A Moissac, troisième commune du Tarn-et-Garonne, où le maire sortant ne se représentait pas, le candidat du Rassemblement national Romain Lopez a manqué à 123 voix d'être élu dès le premier tour. Le 28 juin, il sera opposé à Estelle Hemmami, candidate de la gauche (23%), qui profite du retrait in extremis de l'ancienne adjointe divers droite Maryse Baulu (13%), qui était en position d'imposer une triangulaire. Mais ici aussi, point de «front républicain», comme l'avait proposé sans succès le candidat LREM Gérard Vallès arrivé 4e (sous les 10%) au lendemain du premier tour. Même Hemmami considère qu'une fusion n'aurait pas eu de sens.

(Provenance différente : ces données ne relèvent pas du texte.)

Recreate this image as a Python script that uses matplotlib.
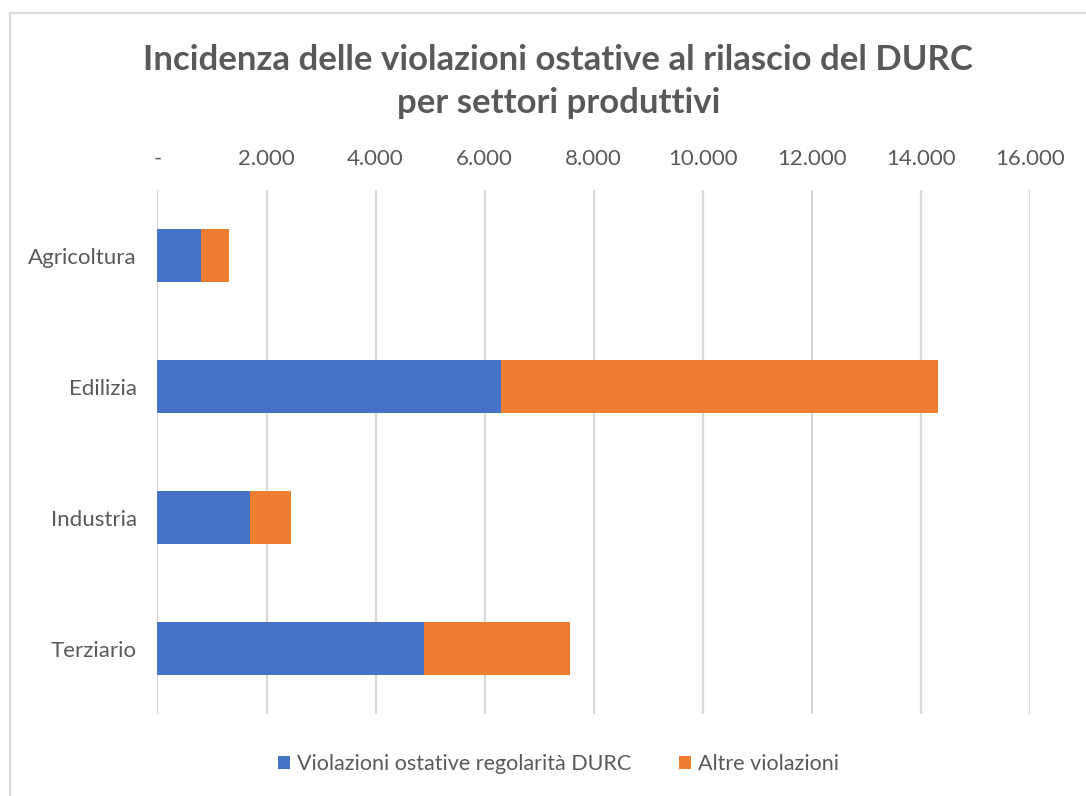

A Mantes-la-Ville, seule municipalité d'Ile-de-France aux mains du RN, le sortant Cyril Nauth est arrivé premier avec 34% des voix, mais les autres candidats, qui avaient tous prévenu que s'ils n'étaient pas deuxième du premier tour ils ne prendraient «aucun risque» de faire repasser l'extrême droite dans leur ville, ont tenu leur promesse. Amitis Messdaghi, la candidate de gauche arrivée troisième, a décidé de se retirer : «Ma responsabilité c'est de faire barrage au Rassemblement national.» Un autre candidat divers gauche, Romain Carbone, arrivé quatrième (14,82%), avait annoncé son retrait plus tôt. A Mantes-la-ville, Nauth l'avait remporté par surprise en 2014, dans une quadrangulaire où, justement, la gauche ne s'était pas entendue.